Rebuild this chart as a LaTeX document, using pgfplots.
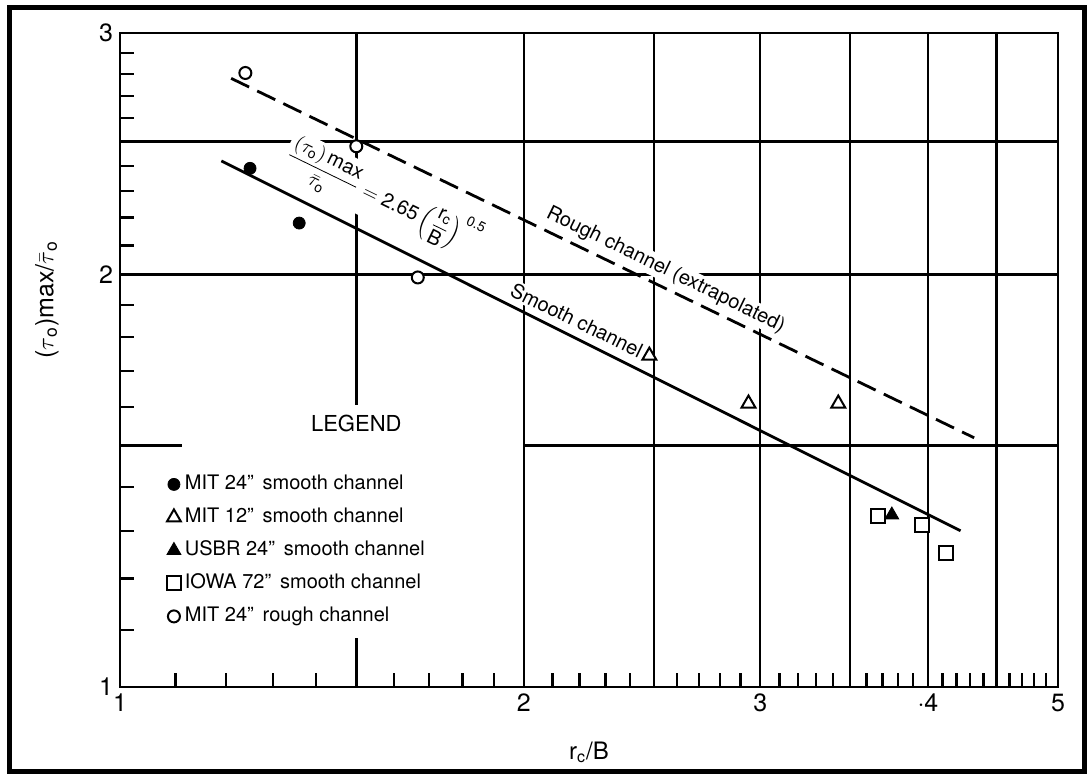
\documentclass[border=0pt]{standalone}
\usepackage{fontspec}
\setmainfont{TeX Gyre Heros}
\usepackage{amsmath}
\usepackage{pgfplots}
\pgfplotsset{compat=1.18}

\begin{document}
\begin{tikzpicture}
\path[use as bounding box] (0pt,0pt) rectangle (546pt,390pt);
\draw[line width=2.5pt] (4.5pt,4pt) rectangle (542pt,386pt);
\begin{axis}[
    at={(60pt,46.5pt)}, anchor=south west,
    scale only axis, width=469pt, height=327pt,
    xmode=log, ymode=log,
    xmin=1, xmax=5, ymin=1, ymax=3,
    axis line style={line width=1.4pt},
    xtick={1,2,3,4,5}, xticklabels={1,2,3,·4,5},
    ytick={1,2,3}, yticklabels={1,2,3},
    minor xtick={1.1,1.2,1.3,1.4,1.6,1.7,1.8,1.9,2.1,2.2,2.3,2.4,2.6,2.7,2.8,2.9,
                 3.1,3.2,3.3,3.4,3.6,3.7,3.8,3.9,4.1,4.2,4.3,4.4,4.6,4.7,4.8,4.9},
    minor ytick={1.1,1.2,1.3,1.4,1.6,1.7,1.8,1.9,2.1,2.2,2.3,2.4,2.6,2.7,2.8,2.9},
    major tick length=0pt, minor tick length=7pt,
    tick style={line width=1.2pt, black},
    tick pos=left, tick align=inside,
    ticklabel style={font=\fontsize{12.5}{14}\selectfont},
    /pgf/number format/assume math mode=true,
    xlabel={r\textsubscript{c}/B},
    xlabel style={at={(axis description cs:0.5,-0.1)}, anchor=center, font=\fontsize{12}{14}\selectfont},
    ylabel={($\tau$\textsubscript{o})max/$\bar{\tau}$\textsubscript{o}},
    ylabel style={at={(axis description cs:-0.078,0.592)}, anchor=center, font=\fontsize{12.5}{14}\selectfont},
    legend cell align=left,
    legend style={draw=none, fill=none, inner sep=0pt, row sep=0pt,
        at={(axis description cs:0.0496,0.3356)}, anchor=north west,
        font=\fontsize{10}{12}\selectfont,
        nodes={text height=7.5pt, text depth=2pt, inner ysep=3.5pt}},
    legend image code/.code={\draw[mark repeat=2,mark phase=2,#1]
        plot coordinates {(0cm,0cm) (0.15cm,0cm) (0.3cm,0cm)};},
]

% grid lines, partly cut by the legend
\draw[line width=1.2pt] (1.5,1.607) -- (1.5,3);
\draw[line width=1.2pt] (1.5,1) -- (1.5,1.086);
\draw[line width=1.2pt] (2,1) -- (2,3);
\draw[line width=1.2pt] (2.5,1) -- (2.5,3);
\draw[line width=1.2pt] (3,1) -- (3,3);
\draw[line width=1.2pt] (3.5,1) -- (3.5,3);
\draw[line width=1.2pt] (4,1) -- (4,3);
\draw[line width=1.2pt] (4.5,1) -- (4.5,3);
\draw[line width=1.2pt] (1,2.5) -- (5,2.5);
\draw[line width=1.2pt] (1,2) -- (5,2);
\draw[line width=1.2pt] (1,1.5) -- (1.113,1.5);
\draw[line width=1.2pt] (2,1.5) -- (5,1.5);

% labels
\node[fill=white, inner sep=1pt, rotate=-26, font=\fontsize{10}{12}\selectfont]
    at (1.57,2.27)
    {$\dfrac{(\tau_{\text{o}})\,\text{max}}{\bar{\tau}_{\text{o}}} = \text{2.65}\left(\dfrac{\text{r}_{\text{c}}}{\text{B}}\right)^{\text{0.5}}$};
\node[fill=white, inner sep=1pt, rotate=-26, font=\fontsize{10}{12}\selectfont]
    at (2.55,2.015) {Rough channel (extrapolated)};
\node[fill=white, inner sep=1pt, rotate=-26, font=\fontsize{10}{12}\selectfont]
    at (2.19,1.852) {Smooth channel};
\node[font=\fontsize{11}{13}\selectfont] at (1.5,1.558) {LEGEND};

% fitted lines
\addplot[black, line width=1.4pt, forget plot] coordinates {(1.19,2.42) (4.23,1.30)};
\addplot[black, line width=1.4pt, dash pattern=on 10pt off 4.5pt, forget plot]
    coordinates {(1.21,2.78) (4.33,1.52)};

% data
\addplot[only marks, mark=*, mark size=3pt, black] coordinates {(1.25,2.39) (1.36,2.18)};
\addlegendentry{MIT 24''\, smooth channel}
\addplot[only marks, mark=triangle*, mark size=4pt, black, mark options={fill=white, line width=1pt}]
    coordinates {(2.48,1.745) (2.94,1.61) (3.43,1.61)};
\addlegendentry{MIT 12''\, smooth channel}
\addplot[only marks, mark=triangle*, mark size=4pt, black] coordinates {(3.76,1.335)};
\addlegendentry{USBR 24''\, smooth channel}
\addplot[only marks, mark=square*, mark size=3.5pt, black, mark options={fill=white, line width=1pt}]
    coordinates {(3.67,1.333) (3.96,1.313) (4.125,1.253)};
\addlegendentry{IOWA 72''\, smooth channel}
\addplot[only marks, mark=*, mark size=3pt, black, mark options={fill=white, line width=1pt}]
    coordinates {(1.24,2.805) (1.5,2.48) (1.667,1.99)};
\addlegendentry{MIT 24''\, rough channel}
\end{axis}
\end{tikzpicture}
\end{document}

#####

## Problem to solve
Replicate the material above verbatim; images stay out of the copy.

## The response
Rebuild this chart as a LaTeX document, using pgfplots.
\documentclass[border=0pt]{standalone}
\usepackage{fontspec}
\setmainfont{TeX Gyre Heros}
\usepackage{amsmath}
\usepackage{pgfplots}
\pgfplotsset{compat=1.18}

\begin{document}
\begin{tikzpicture}
\path[use as bounding box] (0pt,0pt) rectangle (546pt,390pt);
\draw[line width=2.5pt] (4.5pt,4pt) rectangle (542pt,386pt);
\begin{axis}[
    at={(60pt,46.5pt)}, anchor=south west,
    scale only axis, width=469pt, height=327pt,
    xmode=log, ymode=log,
    xmin=1, xmax=5, ymin=1, ymax=3,
    axis line style={line width=1.4pt},
    xtick={1,2,3,4,5}, xticklabels={1,2,3,·4,5},
    ytick={1,2,3}, yticklabels={1,2,3},
    minor xtick={1.1,1.2,1.3,1.4,1.6,1.7,1.8,1.9,2.1,2.2,2.3,2.4,2.6,2.7,2.8,2.9,
                 3.1,3.2,3.3,3.4,3.6,3.7,3.8,3.9,4.1,4.2,4.3,4.4,4.6,4.7,4.8,4.9},
    minor ytick={1.1,1.2,1.3,1.4,1.6,1.7,1.8,1.9,2.1,2.2,2.3,2.4,2.6,2.7,2.8,2.9},
    major tick length=0pt, minor tick length=7pt,
    tick style={line width=1.2pt, black},
    tick pos=left, tick align=inside,
    ticklabel style={font=\fontsize{12.5}{14}\selectfont},
    /pgf/number format/assume math mode=true,
    xlabel={r\textsubscript{c}/B},
    xlabel style={at={(axis description cs:0.5,-0.1)}, anchor=center, font=\fontsize{12}{14}\selectfont},
    ylabel={($\tau$\textsubscript{o})max/$\bar{\tau}$\textsubscript{o}},
    ylabel style={at={(axis description cs:-0.078,0.592)}, anchor=center, font=\fontsize{12.5}{14}\selectfont},
    legend cell align=left,
    legend style={draw=none, fill=none, inner sep=0pt, row sep=0pt,
        at={(axis description cs:0.0496,0.3356)}, anchor=north west,
        font=\fontsize{10}{12}\selectfont,
        nodes={text height=7.5pt, text depth=2pt, inner ysep=3.5pt}},
    legend image code/.code={\draw[mark repeat=2,mark phase=2,#1]
        plot coordinates {(0cm,0cm) (0.15cm,0cm) (0.3cm,0cm)};},
]

% grid lines, partly cut by the legend
\draw[line width=1.2pt] (1.5,1.607) -- (1.5,3);
\draw[line width=1.2pt] (1.5,1) -- (1.5,1.086);
\draw[line width=1.2pt] (2,1) -- (2,3);
\draw[line width=1.2pt] (2.5,1) -- (2.5,3);
\draw[line width=1.2pt] (3,1) -- (3,3);
\draw[line width=1.2pt] (3.5,1) -- (3.5,3);
\draw[line width=1.2pt] (4,1) -- (4,3);
\draw[line width=1.2pt] (4.5,1) -- (4.5,3);
\draw[line width=1.2pt] (1,2.5) -- (5,2.5);
\draw[line width=1.2pt] (1,2) -- (5,2);
\draw[line width=1.2pt] (1,1.5) -- (1.113,1.5);
\draw[line width=1.2pt] (2,1.5) -- (5,1.5);

% labels
\node[fill=white, inner sep=1pt, rotate=-26, font=\fontsize{10}{12}\selectfont]
    at (1.57,2.27)
    {$\dfrac{(\tau_{\text{o}})\,\text{max}}{\bar{\tau}_{\text{o}}} = \text{2.65}\left(\dfrac{\text{r}_{\text{c}}}{\text{B}}\right)^{\text{0.5}}$};
\node[fill=white, inner sep=1pt, rotate=-26, font=\fontsize{10}{12}\selectfont]
    at (2.55,2.015) {Rough channel (extrapolated)};
\node[fill=white, inner sep=1pt, rotate=-26, font=\fontsize{10}{12}\selectfont]
    at (2.19,1.852) {Smooth channel};
\node[font=\fontsize{11}{13}\selectfont] at (1.5,1.558) {LEGEND};

% fitted lines
\addplot[black, line width=1.4pt, forget plot] coordinates {(1.19,2.42) (4.23,1.30)};
\addplot[black, line width=1.4pt, dash pattern=on 10pt off 4.5pt, forget plot]
    coordinates {(1.21,2.78) (4.33,1.52)};

% data
\addplot[only marks, mark=*, mark size=3pt, black] coordinates {(1.25,2.39) (1.36,2.18)};
\addlegendentry{MIT 24''\, smooth channel}
\addplot[only marks, mark=triangle*, mark size=4pt, black, mark options={fill=white, line width=1pt}]
    coordinates {(2.48,1.745) (2.94,1.61) (3.43,1.61)};
\addlegendentry{MIT 12''\, smooth channel}
\addplot[only marks, mark=triangle*, mark size=4pt, black] coordinates {(3.76,1.335)};
\addlegendentry{USBR 24''\, smooth channel}
\addplot[only marks, mark=square*, mark size=3.5pt, black, mark options={fill=white, line width=1pt}]
    coordinates {(3.67,1.333) (3.96,1.313) (4.125,1.253)};
\addlegendentry{IOWA 72''\, smooth channel}
\addplot[only marks, mark=*, mark size=3pt, black, mark options={fill=white, line width=1pt}]
    coordinates {(1.24,2.805) (1.5,2.48) (1.667,1.99)};
\addlegendentry{MIT 24''\, rough channel}
\end{axis}
\end{tikzpicture}
\end{document}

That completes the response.